This arrangement was criticised by the Communists (even though they put it in place; go figure...) but also by a number of contributors to forums on the free press. In a country where most earn salaries of around 1,000 MDL, 19,700 seems preposterous and greedy. It's only natural for those earning a lot less to be envious and covet Mr Parlicov's salary.
Now convert the figures to Euros. At current exchange rates, 19,700 MDL is about EUR 1,135. That's about what a middle manager or a mid-range specialist earns in Bucharest. Note that, in the United Kingdom, it would actually be illegal to pay anyone so little, as Mr Parlicov's salary is under the minimum wage.

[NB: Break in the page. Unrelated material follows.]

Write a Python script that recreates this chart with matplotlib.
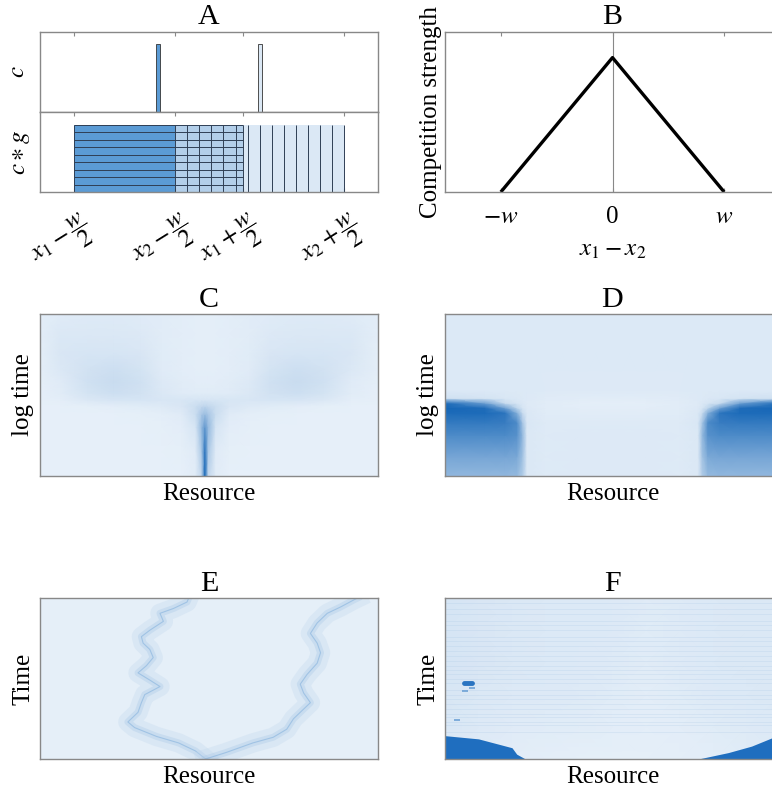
import numpy as np
import matplotlib
matplotlib.use('Agg')
import matplotlib.pyplot as plt
from matplotlib.colors import LinearSegmentedColormap
from matplotlib.transforms import ScaledTranslation
from matplotlib.mathtext import MathTextParser

plt.rcParams['font.family'] = ['Liberation Serif', 'DejaVu Serif']
plt.rcParams['mathtext.fontset'] = 'stix'
plt.rcParams['font.size'] = 18

# ---------------- data ----------------
# panel A: two consumers at x1, x2 with niche width w
x1, x2, w = 0.35, 0.65, 0.5
c_height = 0.85
cg_height = 0.84
a_ticks = [x1 - w / 2, x2 - w / 2, x1 + w / 2, x2 + w / 2]
a_names = [('x_1', '-'), ('x_2', '-'), ('x_1', '+'), ('x_2', '+')]

# panel B: competition kernel
b_x = [-1, 0, 1]
b_y = [0, 0.84, 0]
b_ticklabels = [r'$-w$', '0', r'$w$']

# panel C: density (log time vs resource), node values
xs_c = [0.00, 0.06, 0.14, 0.22, 0.30, 0.36, 0.42, 0.46, 0.478, 0.488, 0.498, 0.52, 0.56, 0.62, 0.68, 0.76, 0.84, 0.92, 1.00]
ys_c = [0.00, 0.15, 0.30, 0.38, 0.43, 0.47, 0.51, 0.58, 0.66, 0.76, 0.88, 1.00]
vals_c = [
    [0.02, 0.02, 0.02, 0.02, 0.02, 0.02, 0.02, 0.04, 0.18, 0.92, 0.18, 0.04, 0.02, 0.02, 0.02, 0.02, 0.02, 0.02, 0.02],
    [0.02, 0.02, 0.02, 0.02, 0.02, 0.02, 0.025, 0.05, 0.28, 0.85, 0.28, 0.05, 0.025, 0.02, 0.02, 0.02, 0.02, 0.02, 0.02],
    [0.02, 0.02, 0.02, 0.02, 0.022, 0.025, 0.035, 0.09, 0.38, 0.62, 0.38, 0.09, 0.035, 0.025, 0.022, 0.02, 0.02, 0.02, 0.02],
    [0.02, 0.02, 0.02, 0.022, 0.025, 0.03, 0.05, 0.14, 0.30, 0.36, 0.30, 0.14, 0.05, 0.03, 0.025, 0.022, 0.02, 0.02, 0.02],
    [0.02, 0.02, 0.025, 0.035, 0.045, 0.055, 0.08, 0.14, 0.18, 0.20, 0.18, 0.14, 0.08, 0.055, 0.045, 0.035, 0.025, 0.02, 0.02],
    [0.02, 0.03, 0.07, 0.09, 0.09, 0.085, 0.085, 0.09, 0.09, 0.09, 0.09, 0.09, 0.085, 0.085, 0.09, 0.09, 0.07, 0.03, 0.02],
    [0.02, 0.04, 0.10, 0.13, 0.11, 0.07, 0.05, 0.045, 0.045, 0.045, 0.045, 0.045, 0.05, 0.07, 0.11, 0.13, 0.10, 0.04, 0.02],
    [0.025, 0.05, 0.12, 0.15, 0.12, 0.06, 0.04, 0.035, 0.035, 0.035, 0.035, 0.035, 0.04, 0.06, 0.12, 0.15, 0.12, 0.05, 0.025],
    [0.03, 0.07, 0.11, 0.13, 0.10, 0.05, 0.035, 0.03, 0.03, 0.03, 0.03, 0.03, 0.035, 0.05, 0.10, 0.13, 0.11, 0.07, 0.03],
    [0.03, 0.08, 0.09, 0.09, 0.08, 0.045, 0.035, 0.03, 0.03, 0.03, 0.03, 0.03, 0.035, 0.045, 0.08, 0.09, 0.09, 0.08, 0.03],
    [0.035, 0.07, 0.07, 0.07, 0.06, 0.04, 0.035, 0.03, 0.03, 0.03, 0.03, 0.03, 0.035, 0.04, 0.06, 0.07, 0.07, 0.07, 0.035],
    [0.035, 0.05, 0.055, 0.055, 0.05, 0.04, 0.035, 0.03, 0.03, 0.03, 0.03, 0.03, 0.035, 0.04, 0.05, 0.055, 0.055, 0.05, 0.035],
]

# panel D
xs_d = [0.00, 0.12, 0.18, 0.215, 0.232, 0.245, 0.30, 0.40, 0.50, 0.60, 0.70, 0.755, 0.768, 0.785, 0.82, 0.88, 1.00]
ys_d = [0.00, 0.12, 0.25, 0.33, 0.39, 0.42, 0.45, 0.48, 0.53, 1.00]
vals_d = [
    [0.40, 0.40, 0.40, 0.38, 0.25, 0.07, 0.055, 0.06, 0.06, 0.06, 0.055, 0.07, 0.25, 0.38, 0.40, 0.40, 0.40],
    [0.52, 0.52, 0.52, 0.50, 0.32, 0.07, 0.055, 0.06, 0.06, 0.06, 0.055, 0.07, 0.32, 0.50, 0.52, 0.52, 0.52],
    [0.70, 0.70, 0.70, 0.66, 0.38, 0.07, 0.055, 0.06, 0.06, 0.06, 0.055, 0.07, 0.38, 0.66, 0.70, 0.70, 0.70],
    [0.82, 0.82, 0.80, 0.70, 0.30, 0.075, 0.055, 0.055, 0.055, 0.055, 0.055, 0.075, 0.30, 0.70, 0.80, 0.82, 0.82],
    [0.92, 0.92, 0.85, 0.45, 0.15, 0.07, 0.045, 0.04, 0.04, 0.04, 0.045, 0.07, 0.15, 0.45, 0.85, 0.92, 0.92],
    [0.95, 0.90, 0.55, 0.20, 0.09, 0.06, 0.04, 0.035, 0.035, 0.035, 0.04, 0.06, 0.09, 0.20, 0.55, 0.90, 0.95],
    [0.90, 0.55, 0.15, 0.09, 0.07, 0.055, 0.04, 0.03, 0.03, 0.03, 0.04, 0.055, 0.07, 0.09, 0.15, 0.55, 0.90],
    [0.12, 0.10, 0.075, 0.07, 0.065, 0.06, 0.05, 0.04, 0.04, 0.04, 0.05, 0.06, 0.065, 0.07, 0.075, 0.10, 0.12],
    [0.065, 0.065, 0.065, 0.065, 0.065, 0.065, 0.06, 0.06, 0.06, 0.06, 0.06, 0.065, 0.065, 0.065, 0.065, 0.065, 0.065],
    [0.065, 0.065, 0.065, 0.065, 0.065, 0.065, 0.065, 0.065, 0.065, 0.065, 0.065, 0.065, 0.065, 0.065, 0.065, 0.065, 0.065],
]

# panel E: two branches (time, resource)
left_t = [0.0, 0.05, 0.10, 0.14, 0.195, 0.23, 0.29, 0.35, 0.40, 0.45, 0.49, 0.535, 0.58, 0.63, 0.68, 0.72, 0.76, 0.80, 0.855, 0.905, 0.935, 0.975, 1.0]
left_x = [0.49, 0.46, 0.41, 0.345, 0.28, 0.26, 0.29, 0.30, 0.31, 0.355, 0.325, 0.29, 0.315, 0.335, 0.325, 0.305, 0.30, 0.325, 0.365, 0.355, 0.395, 0.435, 0.44]
right_t = [0.0, 0.04, 0.10, 0.135, 0.185, 0.25, 0.31, 0.35, 0.41, 0.465, 0.525, 0.595, 0.66, 0.72, 0.78, 0.845, 0.905, 0.945, 0.99, 1.0]
right_x = [0.49, 0.55, 0.63, 0.69, 0.73, 0.75, 0.78, 0.80, 0.78, 0.77, 0.79, 0.82, 0.83, 0.82, 0.80, 0.82, 0.85, 0.89, 0.93, 0.94]

# panel F: background, dark corners, streaks and spots
xs_f = [0.0, 0.1, 0.2, 0.3, 0.4, 0.5, 0.6, 0.7, 0.8, 0.9, 1.0]
ys_f = [0.0, 0.2, 0.4, 0.6, 0.8, 1.0]
vals_f = [
    [0.06, 0.045, 0.035, 0.03, 0.025, 0.025, 0.025, 0.03, 0.035, 0.045, 0.055],
    [0.075, 0.06, 0.05, 0.045, 0.04, 0.035, 0.03, 0.035, 0.045, 0.055, 0.065],
    [0.085, 0.07, 0.06, 0.06, 0.055, 0.045, 0.035, 0.045, 0.06, 0.065, 0.07],
    [0.09, 0.08, 0.07, 0.065, 0.06, 0.055, 0.04, 0.055, 0.065, 0.07, 0.07],
    [0.09, 0.08, 0.07, 0.065, 0.065, 0.06, 0.045, 0.055, 0.065, 0.07, 0.07],
    [0.09, 0.08, 0.07, 0.065, 0.065, 0.06, 0.05, 0.055, 0.065, 0.07, 0.07],
]
fl_x = [0.0, 0.1, 0.2, 0.214, 0.24]
fl_top = [0.145, 0.125, 0.07, 0.03, 0.0]
fr_x = [0.756, 0.846, 0.915, 0.98, 1.0]
fr_top = [0.0, 0.04, 0.08, 0.135, 0.14]
streak_y = [0.97, 0.93, 0.90, 0.86, 0.83, 0.80, 0.76, 0.73, 0.70, 0.67, 0.64, 0.61,
            0.58, 0.55, 0.53, 0.50, 0.47, 0.43, 0.40, 0.37, 0.34, 0.31, 0.28, 0.26, 0.23, 0.21, 0.17]
spot_x = [0.058, 0.082]
spot_y = [0.47, 0.47]
dot_x = [0.035, 0.06, 0.08]
dot_y = [0.24, 0.42, 0.44]

# ---------------- figure ----------------
# display-style fraction if the parser takes \genfrac, else \dfrac
frac = r'\genfrac{}{}{0.5}{0}{w}{2}'
try:
    MathTextParser('path').parse('$' + frac + '$')
except Exception:
    frac = r'\dfrac{w}{2}'
a_ticklabels = ['$' + n + s + frac + '$' for n, s in a_names]

cmap = LinearSegmentedColormap.from_list('blu', ['#eaf2fa', '#0b5fb3'])
gray = '#888888'
W, H = 772, 792
fig = plt.figure(figsize=(W / 100, H / 100), dpi=100)


def add_ax(x0, y0, x1p, y1p):
    return fig.add_axes([x0 / W, 1 - y1p / H, (x1p - x0) / W, (y1p - y0) / H])


def style(ax):
    for s in ax.spines.values():
        s.set_color(gray)
        s.set_linewidth(1)
    ax.tick_params(direction='in', length=3, color=gray, top=True, bottom=True,
                   left=False, right=False, labelleft=False)


def heat(ax, xs, ys, vals):
    X, Y = np.meshgrid(xs, ys)
    ax.pcolormesh(X, Y, np.array(vals), shading='gouraud', cmap=cmap, vmin=0, vmax=1)
    ax.set_xlim(0, 1)
    ax.set_ylim(0, 1)
    style(ax)
    ax.set_xticks([])
    ax.set_yticks([])


# A top: c
axc = add_ax(40, 32, 378, 112)
style(axc)
axc.bar([x1], [c_height], width=0.012, color='#5b9bd5', edgecolor='#333333', linewidth=0.6)
axc.bar([x2], [c_height], width=0.012, color='#dbe8f5', edgecolor='#333333', linewidth=0.6)
axc.set_xlim(0, 1)
axc.set_ylim(0, 1)
axc.set_xticks(a_ticks)
axc.tick_params(labelbottom=False, bottom=False)
axc.set_yticks([])
axc.set_ylabel(r'$c$', labelpad=8)
axc.set_title('A', pad=6)

# A bottom: c*g
axg = add_ax(40, 112, 378, 192)
style(axg)
l1, r1 = x1 - w / 2, x1 + w / 2
l2, r2 = x2 - w / 2, x2 + w / 2
axg.bar([l1], [cg_height], width=w, align='edge', color='#5b9bd5', edgecolor='none')
axg.bar([l2], [cg_height], width=w, align='edge', color='#dbe8f5', edgecolor='none')
ol, orr = max(l1, l2), min(r1, r2)
axg.bar([ol], [cg_height], width=orr - ol, align='edge', color='#b3cfea', edgecolor='none')
axg.hlines(np.linspace(0, cg_height, 10), l1, r1, color='#2f3f55', linewidth=0.7)
axg.vlines(np.linspace(l2, r2, 15), 0, cg_height, color='#2f3f55', linewidth=0.7)
axg.vlines([l1, r1], 0, cg_height, color='#2f3f55', linewidth=0.7)
axg.set_xlim(0, 1)
axg.set_ylim(0, 1)
axg.set_yticks([])
axg.set_xticks(a_ticks)
axg.set_xticklabels(a_ticklabels, rotation=32, ha='center', fontsize=18)
axg.tick_params(axis='x', pad=12)
for lbl in axg.get_xticklabels():
    lbl.set_transform(lbl.get_transform() + ScaledTranslation(-0.12, 0, fig.dpi_scale_trans))
axg.set_ylabel(r'$c \ast g$', labelpad=6)

# B
axb = add_ax(445, 32, 780, 192)
style(axb)
axb.axvline(0, color=gray, linewidth=0.8)
axb.plot(b_x, b_y, color='black', linewidth=2.4, solid_capstyle='butt')
axb.set_xlim(-1.5, 1.5)
axb.set_ylim(0, 1)
axb.set_xticks(b_x)
axb.set_xticklabels(b_ticklabels)
axb.tick_params(axis='x', pad=10)
axb.set_yticks([])
axb.set_xlabel(r'$x_1-x_2$', labelpad=8)
axb.set_ylabel('Competition strength', labelpad=2)
axb.set_title('B', pad=6)

# C
ax = add_ax(40, 314, 378, 476)
heat(ax, xs_c, ys_c, vals_c)
ax.set_title('C', pad=5)
ax.set_xlabel('Resource', labelpad=5)
ax.set_ylabel('log time', labelpad=4)

# D
ax = add_ax(445, 314, 780, 476)
heat(ax, xs_d, ys_d, vals_d)
ax.set_title('D', pad=5)
ax.set_xlabel('Resource', labelpad=5)
ax.set_ylabel('log time', labelpad=4)

# E
ax = add_ax(40, 598, 378, 759)
heat(ax, [0, 1], [0, 1], [[0.025, 0.025], [0.025, 0.025]])
for px, pt in [(left_x, left_t), (right_x, right_t)]:
    ax.plot(px, pt, color='#c4d9ee', linewidth=14, alpha=0.35, solid_joinstyle='round')
    ax.plot(px, pt, color='#a9c8e7', linewidth=5, alpha=0.35, solid_joinstyle='round')
    ax.plot(px, pt, color='#80afdc', linewidth=0.8, alpha=0.55)
ax.set_xlim(0, 1)
ax.set_ylim(0, 1)
ax.set_title('E', pad=5)
ax.set_xlabel('Resource', labelpad=5)
ax.set_ylabel('Time', labelpad=4)

# F
ax = add_ax(445, 598, 780, 759)
heat(ax, xs_f, ys_f, vals_f)
ax.hlines(streak_y, 0, 1, color='#a5c4e4', linewidth=0.5, alpha=0.3)
ax.fill_between(fl_x, 0, fl_top, color='#1f6ebf', linewidth=0)
ax.fill_between(fr_x, 0, fr_top, color='#1f6ebf', linewidth=0)
ax.plot(spot_x, spot_y, color='#2a74c1', linewidth=3.5, solid_capstyle='round')
ax.plot(dot_x, dot_y, linestyle='none', marker='_', markersize=5, markeredgewidth=1.3,
        color='#4d8ccc', alpha=0.7)
ax.set_xlim(0, 1)
ax.set_ylim(0, 1)
ax.set_title('F', pad=5)
ax.set_xlabel('Resource', labelpad=5)
ax.set_ylabel('Time', labelpad=4)

fig.savefig('out.png', dpi=100)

This brings to light a critical issue which Moldova needs to face. The country desperately needs skilled specialists and managers in many areas. The Moldovan diaspora probably has the necessary skills and experience to fill the gaps, and in many cases would like to come home. But they're not going anywhere if it means cutting their salaries to a fraction of what they are currently earning in Western Europe and North America.
The simple fact is that if you pay peanuts, you will get monkeys (or even worse, communists) running Moldova's businesses and government agencies. In order to attract the right sort of talent, salaries will need to paid which are close to those available internationally.
In the short term this is going to seem very unfair. Mr Parlicov gets paid around 20 times as much as junior staff in his organisation, and in truth he's not worth 20 times as much.
The problem, however, is not with Mr Parlicov's salary, but with the miniscule amounts being paid to junior staff and unskilled workers. Those micro-salaries are a function of Moldova's chronic underdevelopment in the two decades since independence.
The focus has to be on lifting salaries by growing the real economy. Moldova needs to resume its role as a major exporter of food products to Russia. It needs to develop service industries (e.g. outsourcing, education) that bring in foreign exchange. It needs to substitute imports (e.g. replacing fossil fuels with renewable energy).
So, if you are one of those wistfully looking at Mr Parlicov and wishing you were earning his salary, my counsel is to be part of the solution:
- Bite your tongue; many of those earning good wages have actually earned them though experience, training, hard work and initiative.
- Equip yourself for the modern economy. Learn English, Spanish or Chinese. Acquire skills that will equip you for sunrise industries such as IT, biotech, renewable energy.
- Work hard, work smart and prove your value to your employer.
- Put a good resume together. Stick at your job for at least two years before moving on. Select your next role so that it helps you achieve your long-term goals; don't fall prey to short-term expediency.
- At the right point in time, set up your own business using the capital and skills you have accumulated, as well as that clever idea that's in the back of your mind.
Do all this and you will wake up one day to find that you have become Mr Parlicov. Better still, you'll find yourself working in a country where even juniors can earn a decent living.